Now was time for the headlining act: The Melvins…or is it just Melvins? Who cares? Anyways, one thing I’ve always liked about these guys is they never took themselves too seriously. I like bands like that because then if they suck no one cares and if they’re good it makes them cooler. Pretty smart huh? Well I definitely knew these guys didn’t suck as I had grown up with them too in the early 90s and also managed to catch them opening for Primus a few years back in Melbourne. Fuck they were loud back then and I was sitting right down the back of the venue with my ‘kick ass’ seats. I’m surprised that old building in St Kilda didn’t subsequently collapse and fall onto the Scenic Railway from the noise explosion.
Well, this time was different, I was right at the front and they were just as a loud as ever and closer! You do the math. I still can’t hear properly. The curtain drapes opened to a much cleaner stage with the other band’s gear out of the way. No introduction needed, these guys let the instruments do the talking. These guys know how to play the game. They didn’t break the fourth wall which I always respect and didn’t stop playing for 90 minutes straight. They opened with my favourite track of 1993’s Houdini, ‘Hag Me’.

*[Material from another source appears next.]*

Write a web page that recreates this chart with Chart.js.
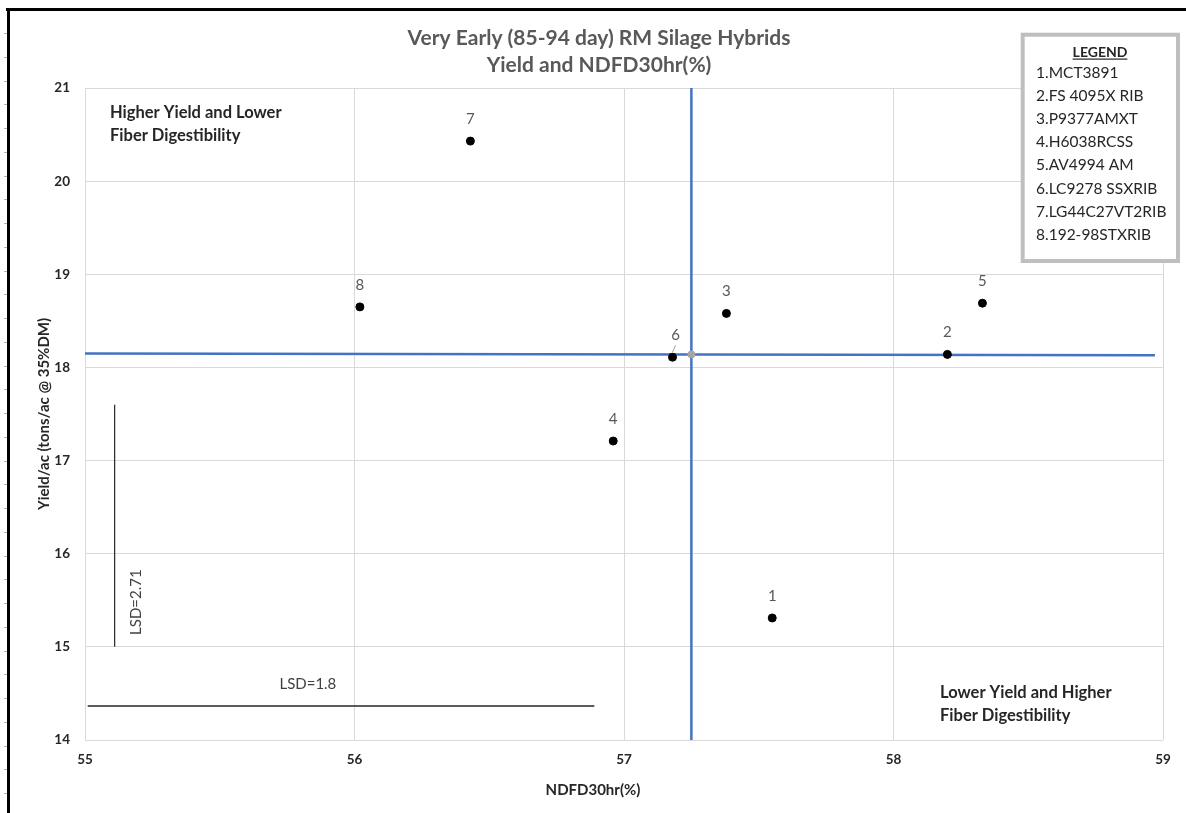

Later in the set Dale Crover got off his drum stool and joined in for some vocals up front wearing nothing but a pair of jockeys and a basketball jersey. My god has he lost some weight! I also managed to see his left testicle hanging out too. Hopefully he didn’t mistake it for a floor tom when he sat back down. They played some of their newer material released with Ipecac, but whatever it was a good performance. Buzz had a solid performance but needs to lay off the twinkies and perhaps follow Dale’s new found exercise regime. The monk dress isn’t hiding it, sorry dude. Once again they incorporated their two live drum-kit system with Coady Willis mirroring Dale’s machine-like approach to the drums. Jared the Viking (because he dressed like a Viking at the Palais gig) was very unassuming and did his job with his Jazz Bass cutting through mix like a Caesarean birth. All in all, cool show. Was it all worth it? Sure, ’cause I got in for free.